Previous Propecia labeling said sexual side effects were reversible and disappeared after discontinuation of the drug.

Dr. Anthony D'Amico, of Brigham and Women's Hospital in Boston, told HealthDay News that the revised labels contain "an important message that people need to hear."

“Particularly because Propecia is used by 20- and 30-year-olds for hair loss and these are people of childbearing age, so if they are getting issues with fertility that a big issue,” D'Amico said.

The FDA said the Propecia labeling change comes after reviewing 421 postmarketing reports of sexual dysfunction submitted to the agency between 1998 and 2011. In 59 cases, erectile dysfunction, decreased libido, problems with ejaculation and orgasm disorders persisted for at least three months after men stopped taking the drug. The agency also reviewed sexual dysfunction reports for Proscar that resulted in the labeling change.

“Despite the fact that clear causal links between finasteride (Propecia and Proscar) and sexual adverse events have NOT been established, the cases suggest a broader range of adverse effects than previously reported in patients taking these drugs,” the FDA said.

The FDA did not review any new clinical studies in the evaluation of the sexual side effects.

However, a study entitled Persistent Sexual Side Effects of Finasteride for Male Pattern Hair Loss appeared in the June 2011 issue of the Journal of Sexual Medicine. In the study, Dr. Michael S. Irwig, of The George Washington University, and Swapna Kolukula MB, BS of Greater Baltimore Medical Center conducted interviews with 71 between 21 and 46 years of age who were otherwise healthy but reported new onset of sexual side effects with Propecia use. Twenty percent of men in the study reported experiencing sexual dysfunction more than five years after they stopped taking the medication.

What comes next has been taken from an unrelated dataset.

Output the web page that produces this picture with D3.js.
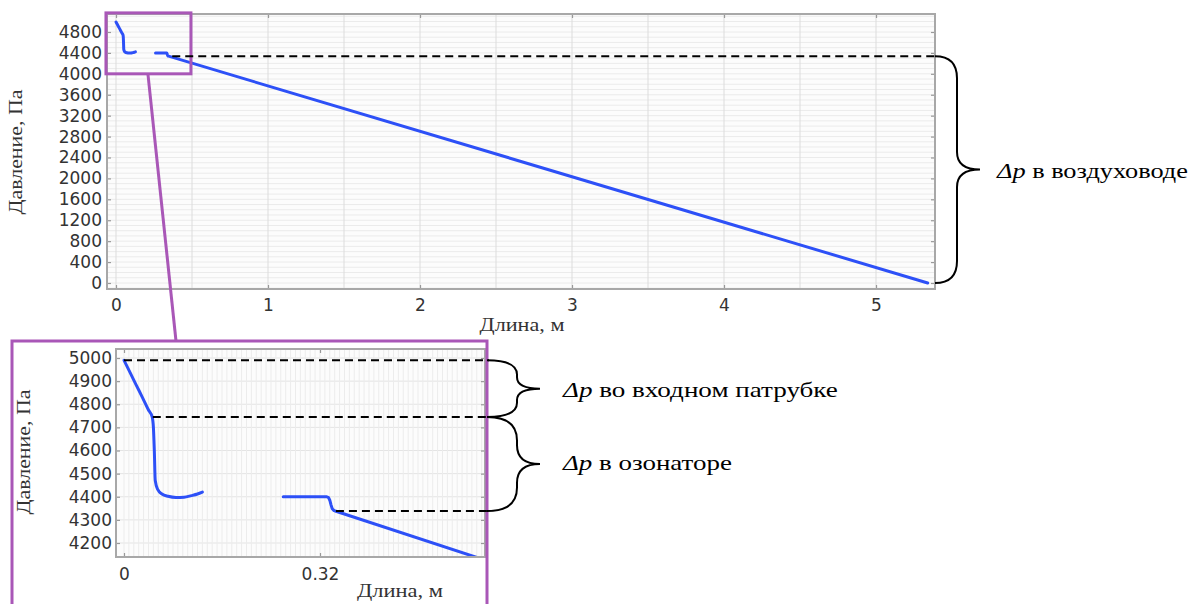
<!DOCTYPE html>
<html><head><meta charset="utf-8">
<script src="https://cdn.jsdelivr.net/npm/d3@7"></script>
<style>
body{margin:0;background:#fff;}
svg{display:block;}
</style></head>
<body>
<svg id="c" width="1197" height="604"></svg>
<script>
// ---- data ----
const seg1X = [0, 0.01, 0.02, 0.03, 0.04, 0.046, 0.048, 0.0495, 0.051, 0.055, 0.062, 0.072, 0.085, 0.098, 0.11, 0.12, 0.128];
const seg1Y = [4990, 4937, 4883, 4830, 4775, 4745, 4700, 4600, 4470, 4432, 4412, 4402, 4397, 4398, 4405, 4412, 4420];
const seg2X = [0.26, 0.30, 0.331, 0.334, 0.336, 0.338, 0.340, 0.343, 0.346, 5.34];
const seg2Y = [4400, 4400, 4400, 4396, 4385, 4365, 4348, 4340, 4337.5, 0];
const mainYTicks = [0, 400, 800, 1200, 1600, 2000, 2400, 2800, 3200, 3600, 4000, 4400, 4800];
const mainXTicks = [0, 1, 2, 3, 4, 5];
const insetYTicks = [4200, 4300, 4400, 4500, 4600, 4700, 4800, 4900, 5000];
const insetXTicks = [0, 0.32];
const levelInlet = 4990, levelOzon = 4745, levelDuct = 4338;
const labelY = "Давление, Па", labelX = "Длина, м";
const notes = [" во входном патрубке", " в озонаторе", " в воздуховоде"];

const svg = d3.select("#c");
const blue = "#2d50f7", purple = "#a957b7";
const sans = "'DejaVu Sans', sans-serif", serif = "'Liberation Serif','Times New Roman',serif";

const pts1 = seg1X.map((x,i)=>[x, seg1Y[i]]);
const pts2 = seg2X.map((x,i)=>[x, seg2Y[i]]);

function panel(id, box, xDom, yDom, opt) {
  const x = d3.scaleLinear().domain(xDom).range([box.l, box.r]);
  const y = d3.scaleLinear().domain(yDom).range([box.b, box.t]);
  const g = svg.append("g");
  g.append("defs").append("clipPath").attr("id", id)
    .append("rect").attr("x", box.l).attr("y", box.t).attr("width", box.r-box.l).attr("height", box.b-box.t);
  g.append("rect").attr("x", box.l).attr("y", box.t).attr("width", box.r-box.l).attr("height", box.b-box.t).attr("fill", "#fcfcfc");
  const gg = g.append("g").attr("clip-path", `url(#${id})`);
  gg.selectAll(".hg").data(d3.range(opt.hMin[0], opt.hMin[1], opt.hMin[2])).join("line")
    .attr("x1", box.l).attr("x2", box.r).attr("y1", d=>y(d)).attr("y2", d=>y(d))
    .attr("stroke", opt.hCol).attr("stroke-width", 1);
  gg.selectAll(".vg").data(d3.range(opt.vMin[0], opt.vMin[1], opt.vMin[2])).join("line")
    .attr("y1", box.t).attr("y2", box.b).attr("x1", d=>x(d)).attr("x2", d=>x(d))
    .attr("stroke", opt.vCol).attr("stroke-width", 1);
  const line1 = d3.line().x(d=>x(d[0])).y(d=>y(d[1])).curve(d3.curveMonotoneX);
  const line2 = d3.line().x(d=>x(d[0])).y(d=>y(d[1]));
  [[pts1, line1], [pts2, line2]].forEach(([p, ln]) => gg.append("path").attr("d", ln(p)).attr("fill","none")
    .attr("stroke", blue).attr("stroke-width", 3).attr("stroke-linejoin","round").attr("stroke-linecap","round"));
  // axes
  const ax = [
    g.append("g").attr("transform", `translate(${box.l},0)`).call(d3.axisLeft(y).tickValues(opt.yT).tickSize(-4).tickPadding(opt.padL).tickFormat(d=>String(d))),
    g.append("g").attr("transform", `translate(0,${box.b})`).call(d3.axisBottom(x).tickValues(opt.xT).tickSize(-4).tickPadding(opt.padB).tickFormat(d=>String(d))),
    g.append("g").attr("transform", `translate(${box.r},0)`).call(d3.axisRight(y).tickValues(opt.yT).tickSize(-4).tickFormat("")),
    g.append("g").attr("transform", `translate(0,${box.t})`).call(d3.axisTop(x).tickValues(opt.xT).tickSize(-4).tickFormat(""))
  ];
  ax.forEach(a => {
    a.select(".domain").remove();
    a.selectAll(".tick line").attr("stroke", "#999").attr("stroke-width", 1.2);
    a.selectAll(".tick text").attr("font-family", sans).attr("font-size", 17).attr("fill", "#333");
  });
  g.append("rect").attr("x", box.l).attr("y", box.t).attr("width", box.r-box.l).attr("height", box.b-box.t)
    .attr("fill", "none").attr("stroke", "#a8a8a8").attr("stroke-width", 2);
  return {x, y, g};
}

function stretchText(sel, target) {
  const w = sel.node().getComputedTextLength();
  return w ? target / w : 1;
}
function label(text, cx, cy, len, rot) {
  const t = svg.append("text").attr("font-family", serif).attr("font-size", 18).attr("fill", "#333")
    .attr("text-anchor", "middle").text(text);
  const s = stretchText(t, len);
  t.attr("transform", `translate(${cx},${cy}) rotate(${rot}) scale(${s},1)`);
}

// ---- main chart ----
const M = panel("cm", {l:107, r:935, t:14, b:289}, [-0.0592, 5.388], [-115, 5144], {
  hMin:[-100, 5200, 100], hCol:"#ebebeb", vMin:[0, 5.5, 0.5], vCol:"#dcdcdc",
  yT: mainYTicks, xT: mainXTicks, padL: 5, padB: 10
});
// ---- inset chart ----
const I = panel("ci", {l:116, r:485, t:349, b:557}, [-0.01306, 0.5894], [4139.5, 5039], {
  hMin:[4100, 5100, 100], hCol:"#e4e4e4", vMin:[0, 0.6, 0.008], vCol:"#ececec",
  yT: insetYTicks, xT: insetXTicks, padL: 4, padB: 11
});

label(labelY, 22, 152, 125, -90);
label(labelX, 522, 331, 85, 0);
label(labelY, 30, 452, 125, -90);
label(labelX, 400, 597, 86, 0);

// zoom marker rectangle, connector, inset frame
svg.append("rect").attr("x", M.x(-0.066)).attr("y", M.y(5165)).attr("width", M.x(0.493)-M.x(-0.066))
  .attr("height", M.y(4000)-M.y(5165)).attr("fill","none").attr("stroke", purple).attr("stroke-width", 3);
svg.append("line").attr("x1", M.x(0.21)).attr("y1", M.y(4000)).attr("x2", 176).attr("y2", 341)
  .attr("stroke", purple).attr("stroke-width", 3);
svg.append("rect").attr("x", 12).attr("y", 341).attr("width", 475).attr("height", 280)
  .attr("fill","none").attr("stroke", purple).attr("stroke-width", 3);

// dashed level lines
const dash = (x1,y,x2) => svg.append("line").attr("x1",x1).attr("x2",x2).attr("y1",y).attr("y2",y)
  .attr("stroke","#000").attr("stroke-width",2).attr("stroke-dasharray","8,5");
dash(M.x(0.37), M.y(levelDuct), 935);
dash(I.x(0), I.y(levelInlet), 489);
dash(I.x(0.047), I.y(levelOzon), 489);
dash(I.x(0.346), I.y(levelDuct), 489);

// braces
function brace(x0, y1, y2, xm, xt) {
  const mid = (y1+y2)/2, r = Math.min(xm-x0, (y2-y1)/4);
  const p = `M${x0},${y1} Q${xm},${y1} ${xm},${y1+r} L${xm},${mid-r*0.8} Q${xm},${mid} ${xt},${mid}`
    + ` Q${xm},${mid} ${xm},${mid+r*0.8} L${xm},${y2-r} Q${xm},${y2} ${x0},${y2}`;
  svg.append("path").attr("d", p).attr("fill","none").attr("stroke","#000").attr("stroke-width",2);
  return mid;
}
const m1 = brace(935, M.y(levelDuct), M.y(0), 957, 980);
const m2 = brace(487, I.y(levelInlet), I.y(levelOzon), 517, 540);
const m3 = brace(487, I.y(levelOzon), I.y(levelDuct), 517, 540);

function note(txt, x, y, len) {
  const t = svg.append("text").attr("font-family", serif).attr("font-size", 22).attr("fill", "#000");
  t.append("tspan").attr("font-style","italic").text("Δp");
  t.append("tspan").text(txt);
  const s = stretchText(t, len);
  t.attr("transform", `translate(${x},${y}) scale(${s},1)`);
}
note(notes[2], 997, m1+8, 191);
note(notes[0], 563, m2+8, 275);
note(notes[1], 563, m3+6, 169);
</script>
</body></html>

“Twenty percent of patients I interviewed experienced persistent sexual dysfunction for more than five years, which makes me wonder if their persistent sexual dysfunction is permanent,” said Dr. Irwig.

There are alternatives to Propecia for treatment of male pattern hair loss, including Rogaine (minoxidil) and surgical hair restoration.

“FDA believes that finasteride remains a safe and effective drug for its approved indications,” the FDA said. “Healthcare professionals and patients should consider this new label information when deciding the best treatment option.”